Task requirements →
Locate the word "seaborn" in the material, then show every line that holds it.

═════ Information provided

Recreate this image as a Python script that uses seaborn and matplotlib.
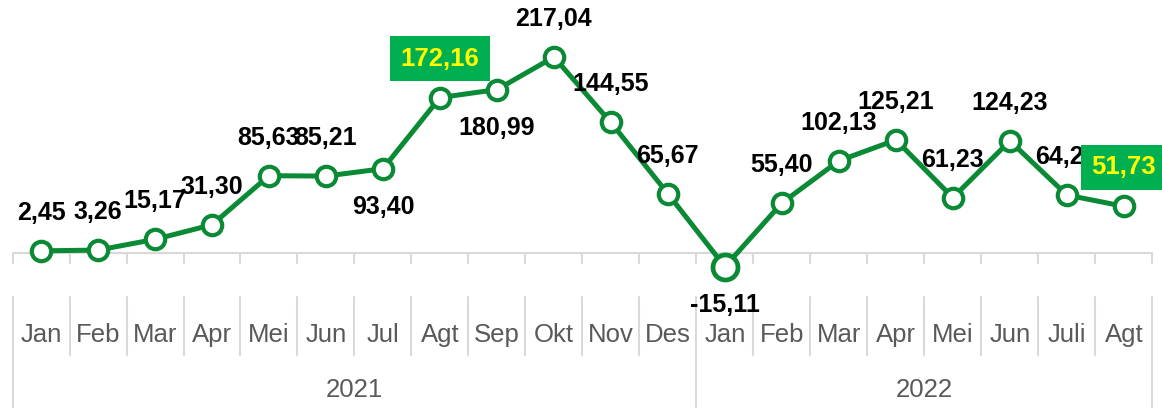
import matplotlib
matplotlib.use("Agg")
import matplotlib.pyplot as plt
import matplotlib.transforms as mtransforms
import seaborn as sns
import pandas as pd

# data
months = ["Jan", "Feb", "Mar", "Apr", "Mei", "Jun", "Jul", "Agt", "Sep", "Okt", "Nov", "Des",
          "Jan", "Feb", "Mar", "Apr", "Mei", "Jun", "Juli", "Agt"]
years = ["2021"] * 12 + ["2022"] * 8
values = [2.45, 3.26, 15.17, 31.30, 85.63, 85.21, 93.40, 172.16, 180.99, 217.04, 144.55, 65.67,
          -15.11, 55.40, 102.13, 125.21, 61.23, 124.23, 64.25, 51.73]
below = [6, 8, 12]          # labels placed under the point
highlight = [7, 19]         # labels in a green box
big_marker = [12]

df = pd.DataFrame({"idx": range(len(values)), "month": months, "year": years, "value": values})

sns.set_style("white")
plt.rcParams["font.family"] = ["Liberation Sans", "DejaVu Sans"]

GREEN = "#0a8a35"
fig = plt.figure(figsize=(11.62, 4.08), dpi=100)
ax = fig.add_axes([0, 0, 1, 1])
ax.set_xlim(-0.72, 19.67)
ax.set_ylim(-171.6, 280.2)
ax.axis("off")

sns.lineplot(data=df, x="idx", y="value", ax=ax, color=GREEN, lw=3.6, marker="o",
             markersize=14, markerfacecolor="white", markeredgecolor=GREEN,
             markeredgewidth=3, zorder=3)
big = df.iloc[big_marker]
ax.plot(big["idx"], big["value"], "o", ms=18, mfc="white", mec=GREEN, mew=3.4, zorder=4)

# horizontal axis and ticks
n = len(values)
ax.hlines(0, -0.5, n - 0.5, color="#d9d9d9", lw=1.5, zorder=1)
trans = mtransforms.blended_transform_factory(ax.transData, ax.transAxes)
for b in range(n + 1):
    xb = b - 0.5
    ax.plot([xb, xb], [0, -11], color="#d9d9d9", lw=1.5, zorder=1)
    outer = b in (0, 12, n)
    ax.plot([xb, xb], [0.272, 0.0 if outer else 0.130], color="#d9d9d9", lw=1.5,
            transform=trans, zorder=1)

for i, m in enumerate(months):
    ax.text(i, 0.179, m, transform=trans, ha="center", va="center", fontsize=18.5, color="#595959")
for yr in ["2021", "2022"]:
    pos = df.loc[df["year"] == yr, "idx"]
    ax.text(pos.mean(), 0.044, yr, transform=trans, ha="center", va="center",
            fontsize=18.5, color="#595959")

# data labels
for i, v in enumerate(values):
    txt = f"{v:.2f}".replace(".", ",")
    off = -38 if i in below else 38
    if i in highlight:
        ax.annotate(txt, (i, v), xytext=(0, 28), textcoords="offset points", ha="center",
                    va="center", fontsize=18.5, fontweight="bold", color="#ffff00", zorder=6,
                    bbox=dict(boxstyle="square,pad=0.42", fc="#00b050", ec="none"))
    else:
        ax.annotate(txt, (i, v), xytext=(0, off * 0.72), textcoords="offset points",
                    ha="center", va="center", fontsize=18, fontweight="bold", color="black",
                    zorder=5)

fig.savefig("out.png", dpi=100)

══════════

Solution to this problem →
Recreate this image as a Python script that uses seaborn and matplotlib.
import seaborn as sns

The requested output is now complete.